BILL TAUB – veteran television writer-producer with over 25 years experience and hundreds of episodic credits. Has broken in again several times. And has just finished his first web series. “Psycho Babble”, which will have its first exclusive showing on STRIKE TV. And is developing several projects through the LAUGH FACTORY. He also teaches an online course at UCLA Extension Writers Program: “Writing A Spec Pilot”. And is also a member of the WGA Education Committee.

3 thoughts on “WGA Member? Here’s a New Media Workshop for You!

  1. Really disappointing. Absolutely nothing about being “entrepreneurial” as it was advertised. The speakers just advocated making these little webisodes then hoping to God someone would take notice and acquire your property for free. Everyone who showed reels lost money making their projects and have little hope of making anything on them. When the subject of commerce was brought up, that discussion was shot down immediately.
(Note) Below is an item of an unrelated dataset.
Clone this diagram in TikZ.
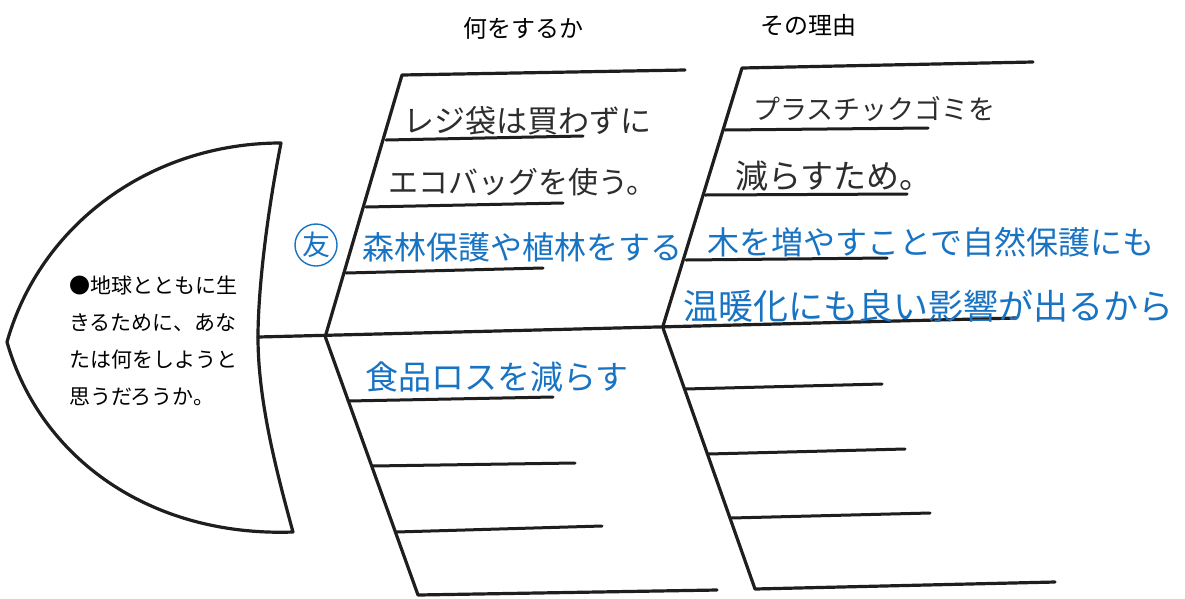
\documentclass[tikz,border=0pt]{standalone}
\usepackage{fontspec}
\setmainfont{Noto Sans CJK JP}
\definecolor{ink}{RGB}{30,30,30}
\definecolor{pen}{RGB}{45,45,45}
\definecolor{bluepen}{RGB}{25,115,195}
\tikzset{
  bone/.style={draw=ink, line width=3.2pt, line join=round, line cap=round},
  rib/.style={draw=ink, line width=3pt, line cap=round},
  header/.style={inner sep=0pt, font=\fontsize{24}{28}\selectfont, text=black},
  printed/.style={inner sep=0pt, align=left, font=\fontsize{21}{37}\selectfont, text=black},
  hwblack/.style={inner sep=0pt, anchor=west, text=pen},
  hwblue/.style={inner sep=0pt, anchor=west, text=bluepen},
}
\begin{document}
\begin{tikzpicture}[x=1pt,y=-1pt]
\useasboundingbox (0,0) rectangle (1185,598);
\fill[white] (0,0) rectangle (1185,598);

% head
\draw[bone] (7,342) .. controls (40,225) and (150,143) .. (281,143)
  .. controls (264,230) and (258,300) .. (258,337)
  .. controls (258,400) and (276,470) .. (293,532)
  .. controls (150,537) and (40,458) .. (7,342);

% spine
\draw[bone] (258,337) -- (1016,318);

% upper bone 1
\draw[bone] (326,334) -- (402,75) -- (685,70);
\draw[rib] (386,140) -- (583,136);
\draw[rib] (366,207) -- (563,203);
\draw[rib] (346,273) -- (543,268);
% upper bone 2
\draw[bone] (663,326) -- (742,68) -- (1033,62);
\draw[rib] (725,130) -- (928,128);
\draw[rib] (705,195) -- (907,194);
\draw[rib] (686,260) -- (887,258);
% lower bone 1
\draw[bone] (325,336) -- (418,595) -- (717,590);
\draw[rib] (348,401) -- (553,397);
\draw[rib] (372,466) -- (575,463);
\draw[rib] (396,532) -- (602,526);
% lower bone 2
\draw[bone] (663,328) -- (755,589) -- (1055,582);
\draw[rib] (685,389) -- (882,384);
\draw[rib] (708,454) -- (905,449);
\draw[rib] (731,518) -- (930,513);

% headers
\node[header] (h1) at (523,28) {何をするか};
\node[header] (h2) at (808,25) {その理由};

% head text
\node[printed, anchor=north west] (q) at (69,276) {●地球とともに生\\きるために、あな\\たは何をしようと\\思うだろうか。};

% handwritten black
\node[hwblack, font=\fontsize{31}{34}\selectfont] (a1) at (403,121) {レジ袋は買わずに};
\node[hwblack, font=\fontsize{30}{34}\selectfont] (a2) at (388,182) {エコバッグを使う。};
\node[hwblack, font=\fontsize{27}{30}\selectfont] (r1) at (753,109) {プラスチックゴミを};
\node[hwblack, font=\fontsize{33}{36}\selectfont] (r2) at (735,176) {減らすため。};

% handwritten blue
\node[draw=bluepen, line width=1.4pt, circle, minimum size=42pt, inner sep=0pt,
      text=bluepen, font=\fontsize{28}{30}\selectfont] (tomo) at (316,245) {友};
\node[hwblue, font=\fontsize{32}{35}\selectfont] (a3) at (362,247) {森林保護や植林をする};
\node[hwblue, font=\fontsize{32}{35}\selectfont] (r3) at (707,242) {木を増やすことで自然保護にも};
\node[hwblue, font=\fontsize{35}{38}\selectfont] (r4) at (683,306) {温暖化にも良い影響が出るから};
\node[hwblue, font=\fontsize{33}{36}\selectfont] (a4) at (365,377) {食品ロスを減らす};
\end{tikzpicture}
\end{document}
  2. Making money from your new media is certainly a good topic for discussion, but I am wary of it for a number of reasons.

    Too often, the person asking the question is not asking how to make money in new media, they are asking “How do I get rich in new media…TODAY!”

    The fact is, the market is much too immature to fuel get rich quick schemes and instead requires someone be in for the long term rewards that it will bring. To discuss how to make money on a project that doesn’t exist a truly putting the cart before the horse.

    Here is the value I see in new media in the order I consider most likely.

    1. New media project as PR and marketing for those involved.

    Marketing and PR provide very important value as without the attention of an audience and the market there is little chance of making any money. I believe attention comes first and only then money.

    2. Advertising and sponsorship

    As your attention and audience grow, you will have opportunities to sell advertising on your show. The nature of the market means that this will likely be much less than is typical for traditional media, but I see these earnings rising rapidly as the power of the new media market starts to come into its own. Sponsorship models hold more interest for me as they are relatively easier to sell and service, especially for smaller viewership shows.

    3. Distribution deals with the new media wings of traditional media companies, such as the one recently signed between Rocketboom and Sony.

    4. Sale of a new media property into the traditional media market

    While this might prove the most lucrative, I would consider it the least likely. It also can mean the loss of control over your property. I also wonder if the traditional market is the place for shows with such marked differences in sensibilities.

    Finally, the new media market is in it’s infancy and will probably develop money-making models we have not even considered.